David Cole writes:
Marlon’s sober assessment resonated with many people. His piece was reposted on hundreds of websites and online forums. Marlon’s words of wisdom were even immortalized in the 2006 book Of Thee I Speak: A Collection of Patriotic Quotes, Essays, and Speeches, alongside quotes from Abraham Lincoln, John Kennedy, Ronald Reagan, Dwight Eisenhower, and Albert Einstein. (…)
I suppose it’s high time to admit that the author was yours truly. Marlon Mohammed was a crackhead I went to high school with in the early ’80s. He robbed me blind and died in a ditch several years later. I figured he owed me, so I used his name to write a piece that I knew the Times would never accept from a non-Muslim (in those days, I was a semi-regular contributor to the Times, so I knew the editors’ rules quite well). My goal was to break the ice, so to speak. Perhaps American Muslims were just waiting for one of their own to say what needed to be said. Maybe a piece in the Times would open the floodgates, at least a little.
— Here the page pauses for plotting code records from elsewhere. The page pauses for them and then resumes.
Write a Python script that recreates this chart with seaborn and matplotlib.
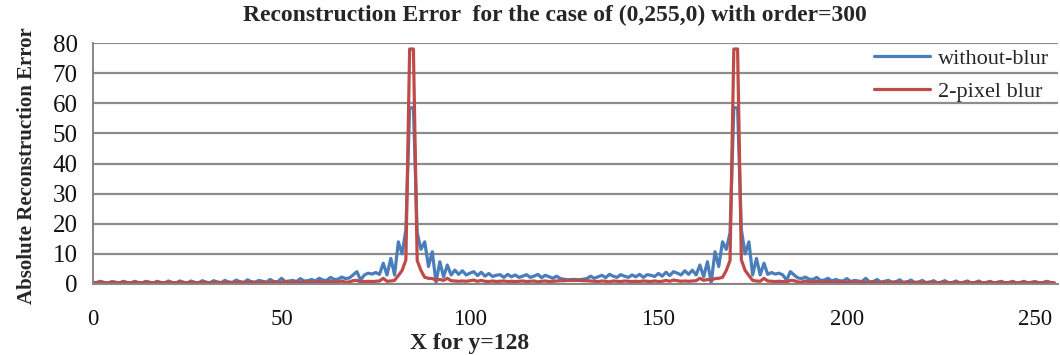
import matplotlib
matplotlib.use("Agg")
import matplotlib.pyplot as plt
import seaborn as sns
import pandas as pd
import numpy as np

# x positions (pixel index along the row y=128)
x_vals = list(range(256))

without_blur = [
    0.3,0.5,0.9,0.5,0.3,0.8,0.6,0.3,0.9,0.5,0.3,0.9,0.5,0.3,0.9,0.6,
    0.3,0.9,0.5,0.3,1.0,0.5,0.3,1.0,0.6,0.3,1.0,0.5,0.4,1.1,0.6,0.4,
    1.1,0.6,0.4,1.2,0.6,0.5,1.3,0.7,0.5,1.4,0.7,0.6,1.2,0.9,0.6,1.5,
    0.8,0.7,1.9,0.8,1.0,1.2,0.8,1.8,1.0,1.1,1.5,1.0,1.9,1.3,1.2,2.2,
    1.5,1.6,2.3,1.8,2.0,3.0,4.1,1.3,3.0,3.6,3.3,3.8,3.2,6.9,3.0,8.5,
    3.0,14.0,10.0,18.0,58.5,58.5,17.0,11.5,14.0,5.8,10.7,0.5,7.4,2.4,6.3,3.0,
    4.6,3.2,4.4,3.0,3.6,4.1,2.8,3.9,2.6,3.5,2.5,2.9,3.1,2.2,3.2,2.4,
    3.0,2.2,2.6,3.1,2.2,2.6,3.2,2.1,2.9,2.4,1.9,2.6,1.8,1.6,1.4,1.5,
    1.5,1.4,1.6,1.8,2.6,1.9,2.4,2.9,2.1,3.2,2.6,2.2,3.1,2.6,2.2,3.0,
    2.4,3.2,2.2,3.1,2.9,2.5,3.5,2.6,3.9,2.8,4.1,3.6,3.0,4.4,3.2,4.6,
    3.0,6.3,2.4,7.4,0.5,10.7,5.8,14.0,11.5,17.0,58.5,58.5,18.0,10.0,14.0,3.0,
    8.5,3.0,6.9,3.2,3.8,3.3,3.6,3.0,1.3,4.1,3.0,2.0,1.8,2.3,1.6,1.5,
    2.2,1.2,1.3,1.9,1.0,1.5,1.1,1.0,1.8,0.8,1.2,1.0,0.8,1.9,0.7,0.8,
    1.5,0.6,0.9,1.2,0.6,0.7,1.4,0.5,0.7,1.3,0.5,0.6,1.2,0.4,0.6,1.1,
    0.4,0.6,1.1,0.4,0.5,1.0,0.3,0.6,1.0,0.3,0.5,1.0,0.3,0.5,0.9,0.3,
    0.6,0.9,0.3,0.5,0.9,0.3,0.5,0.9,0.3,0.6,0.8,0.3,0.5,0.9,0.5,0.3,
]

two_pixel_blur = [
    0.4,0.5,0.6,0.4,0.4,0.6,0.5,0.4,0.6,0.5,0.4,0.6,0.5,0.4,0.6,0.5,
    0.4,0.6,0.5,0.4,0.6,0.5,0.4,0.6,0.5,0.4,0.6,0.5,0.4,0.6,0.5,0.4,
    0.4,0.6,0.5,0.4,0.6,0.5,0.4,0.7,0.5,0.4,0.7,0.5,0.4,0.7,0.5,0.4,
    0.7,0.5,0.5,0.8,0.5,0.5,0.8,0.5,0.6,0.8,0.5,0.6,0.9,0.5,0.6,0.9,
    0.6,0.7,1.0,0.6,0.7,1.1,1.2,0.7,0.8,0.9,0.8,0.9,1.0,1.9,0.9,1.0,
    1.2,2.8,4.5,8.0,78.0,78.0,7.8,4.5,2.2,1.9,1.8,1.3,1.5,1.2,1.9,1.1,
    1.0,0.9,1.0,0.9,1.1,1.3,0.9,1.2,0.9,0.8,1.0,0.8,0.9,1.0,0.8,0.9,
    0.8,0.9,1.0,0.8,0.9,1.0,0.7,0.9,1.0,0.8,0.9,1.0,1.1,1.1,1.2,1.2,
    1.2,1.2,1.1,1.1,1.0,0.9,0.8,1.0,0.9,0.7,1.0,0.9,0.8,1.0,0.9,0.8,
    0.9,0.8,1.0,0.9,0.8,1.0,0.8,0.9,1.2,0.9,1.3,1.1,0.9,1.0,0.9,1.0,
    1.1,1.9,1.2,1.5,1.3,1.8,1.9,2.2,4.5,7.8,78.0,78.0,8.0,4.5,2.8,1.2,
    1.0,0.9,1.9,1.0,0.9,0.8,0.9,0.8,0.7,1.2,1.1,0.7,0.6,1.0,0.7,0.6,
    0.9,0.6,0.5,0.9,0.6,0.5,0.8,0.6,0.5,0.8,0.5,0.5,0.8,0.5,0.5,0.7,
    0.4,0.5,0.7,0.4,0.5,0.7,0.4,0.5,0.7,0.4,0.5,0.6,0.4,0.5,0.6,0.4,
    0.4,0.5,0.6,0.4,0.5,0.6,0.4,0.5,0.6,0.4,0.5,0.6,0.4,0.5,0.6,0.4,
    0.5,0.6,0.4,0.5,0.6,0.4,0.5,0.6,0.4,0.5,0.6,0.4,0.4,0.6,0.5,0.4,
]

series_names = ["without-blur", "2-pixel blur"]
series_colors = ["#4A7EBB", "#BE4B48"]
x_ticks = [0, 50, 100, 150, 200, 250]
y_ticks = [0, 10, 20, 30, 40, 50, 60, 70, 80]

title_text = "Reconstruction Error  for the case of (0,255,0) with order=300"
xlabel_text = "X for y=128"
ylabel_text = "Absolute Reconstruction Error"

df = pd.DataFrame({
    "x": x_vals * 2,
    "value": without_blur + two_pixel_blur,
    "series": [series_names[0]] * len(x_vals) + [series_names[1]] * len(x_vals),
})

sns.set_style("white")
plt.rcParams["font.family"] = ["Liberation Serif", "DejaVu Serif"]

W, H = 1060, 355
fig = plt.figure(figsize=(W / 100, H / 100), dpi=100)
ax = fig.add_axes([93 / W, 1 - 284 / H, 965 / W, 241 / H])

sns.lineplot(data=df, x="x", y="value", hue="series", palette=series_colors,
             hue_order=series_names, linewidth=2.3, ax=ax, legend=True)

ax.set_xlim(0, 256)
ax.set_ylim(0, 80)
ax.set_xticks(x_ticks)
ax.set_yticks(y_ticks)
ax.tick_params(axis="both", colors="#111111", length=5,
               width=1.2, direction="out", color="#868686")
ax.tick_params(axis="x", labelsize=16.5, pad=13)
ax.tick_params(axis="y", labelsize=18, pad=6)
ax.yaxis.grid(True, color="#8C8C8C", linewidth=1.6)
ax.xaxis.grid(False)
for s in ["top", "right"]:
    ax.spines[s].set_visible(False)
for s in ["left", "bottom"]:
    ax.spines[s].set_color("#868686")
    ax.spines[s].set_linewidth(1.4)

ax.set_xlabel("")
ax.set_ylabel("")
fig.text(555 / W, 1 - 15 / H, title_text, fontsize=17, fontweight="bold",
         ha="center", va="center")
fig.text(470 / W, 1 - 343 / H, xlabel_text, fontsize=17, fontweight="bold",
         ha="center", va="center")
fig.text(27 / W, 1 - 166 / H, ylabel_text, fontsize=15, fontweight="bold",
         ha="center", va="center", rotation=90)

leg = ax.legend(loc="upper right", bbox_to_anchor=(1.003, 1.028), frameon=False,
                fontsize=16, handlelength=2.5, handletextpad=0.35,
                labelspacing=0.55, borderaxespad=0.15)

fig.savefig("out.png", dpi=100)
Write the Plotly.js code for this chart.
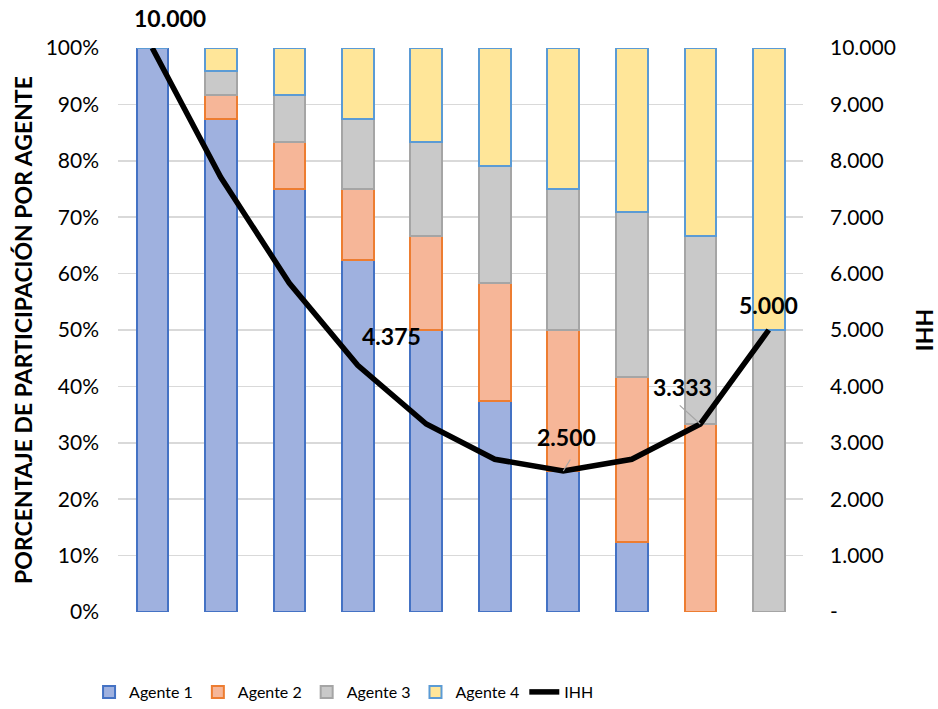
<!DOCTYPE html>
<html>
<head>
<meta charset="utf-8">
<script src="https://cdn.plot.ly/plotly-3.0.1.min.js"></script>
<style>html,body{margin:0;padding:0;background:#fff;}#chart{width:938px;height:709px;}</style>
</head>
<body>
<div id="chart"></div>
<script>
var categories = ["1","2","3","4","5","6","7","8","9","10"];
var agente1 = [100, 87.5, 75, 62.5, 50, 37.5, 25, 12.5, 0, 0];
var agente2 = [0, 4.17, 8.33, 12.5, 16.67, 20.83, 25, 29.17, 33.33, 0];
var agente3 = [0, 4.17, 8.33, 12.5, 16.67, 20.83, 25, 29.17, 33.33, 50];
var agente4 = [0, 4.17, 8.33, 12.5, 16.67, 20.83, 25, 29.17, 33.33, 50];
var ihh = [10000, 7708, 5833, 4375, 3333, 2708, 2500, 2708, 3333, 5000];
var labelIdx = [0, 3, 6, 8, 9];
var labelText = ["10.000", "4.375", "2.500", "3.333", "5.000"];
var leftTicks = [0,10,20,30,40,50,60,70,80,90,100];
var leftTickText = ["0%","10%","20%","30%","40%","50%","60%","70%","80%","90%","100%"];
var rightTicks = [0,1000,2000,3000,4000,5000,6000,7000,8000,9000,10000];
var rightTickText = ["-","1.000","2.000","3.000","4.000","5.000","6.000","7.000","8.000","9.000","10.000"];

var FONT = "Lato, 'Open Sans', sans-serif";

function barTrace(name, y, fill, line) {
  return {type: "bar", name: name, x: categories, y: y,
    marker: {color: fill, line: {color: line, width: 2}},
    hoverinfo: "skip"};
}
var traces = [
  barTrace("Agente 1", agente1, "#9fb1df", "#4472c4"),
  barTrace("Agente 2", agente2, "#f6b698", "#ed7d31"),
  barTrace("Agente 3", agente3, "#c9c9c9", "#a5a5a5"),
  barTrace("Agente 4", agente4, "#ffe699", "#5b9bd5"),
  {type: "scatter", mode: "lines", name: "IHH", x: categories, y: ihh, yaxis: "y2",
   line: {color: "#000000", width: 5.5}, hoverinfo: "skip"}
];

var offsets = [[18, 30], [34, 29], [3, 34], [-18, 37], [0, 25]];
var annotations = labelIdx.map(function(i, k) {
  return {x: categories[i], y: ihh[i], xref: "x", yref: "y2",
    text: "<b>" + labelText[k] + "</b>", showarrow: false,
    xshift: offsets[k][0], yshift: offsets[k][1],
    font: {family: FONT, size: 23, color: "#000"}};
});
// leader lines
annotations.push({x: categories[6], y: ihh[6], xref: "x", yref: "y2", ax: 8, ay: -13,
  showarrow: true, arrowhead: 0, arrowcolor: "#a6a6a6", arrowwidth: 1.2, text: ""});
annotations.push({x: categories[8], y: ihh[8], xref: "x", yref: "y2", ax: -22, ay: -20,
  showarrow: true, arrowhead: 0, arrowcolor: "#a6a6a6", arrowwidth: 1.2, text: ""});

var layout = {
  width: 938, height: 709,
  margin: {l: 118, r: 135, t: 48, b: 97},
  barmode: "stack", bargap: 0.54,
  paper_bgcolor: "#fff", plot_bgcolor: "#fff",
  font: {family: FONT, size: 21, color: "#000"},
  showlegend: true,
  legend: {orientation: "h", x: 0.33, xanchor: "center", xref: "paper",
    yref: "container", y: 0.0, yanchor: "bottom",
    font: {family: FONT, size: 16, color: "#000"}, traceorder: "normal", itemwidth: 30},
  xaxis: {showticklabels: false, showgrid: false, zeroline: false, showline: false, ticks: ""},
  yaxis: {range: [0, 100], tickvals: leftTicks, ticktext: leftTickText,
    showgrid: true, gridcolor: "#d9d9d9", gridwidth: 1.5, zeroline: false, showline: false,
    ticks: "", ticklabelstandoff: 18, tickfont: {family: FONT, size: 21, color: "#000"},
    title: {text: "<b>PORCENTAJE DE PARTICIPACIÓN POR AGENTE</b>", font: {family: FONT, size: 23, color: "#000"}, standoff: 6}},
  yaxis2: {range: [0, 10000], overlaying: "y", side: "right", tickvals: rightTicks, ticktext: rightTickText,
    showgrid: false, zeroline: false, showline: false, ticks: "", ticklabelstandoff: 26,
    tickfont: {family: FONT, size: 21, color: "#000"},
    title: {text: "<b>IHH</b>", font: {family: FONT, size: 23, color: "#000"}, standoff: 22}},
  annotations: annotations
};

Plotly.newPlot("chart", traces, layout, {displayModeBar: false, staticPlot: true});
</script>
</body>
</html>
“Marlon’s” op-ed was so popular, the Times ran another one in April ’02. However, if my objective had been to make it easier for Muslims to express self-criticism, I failed. The innumerable “fan” emails the Times forwarded to me (and the one it published in the paper) were all from non-Muslims thanking “Marlon” for speaking common sense. None were from Muslims thanking him for articulating their views.
If there is a “silent majority” of Muslims who reject self-pity in favor of self-examination, they stayed pretty damn silent after my op-ed.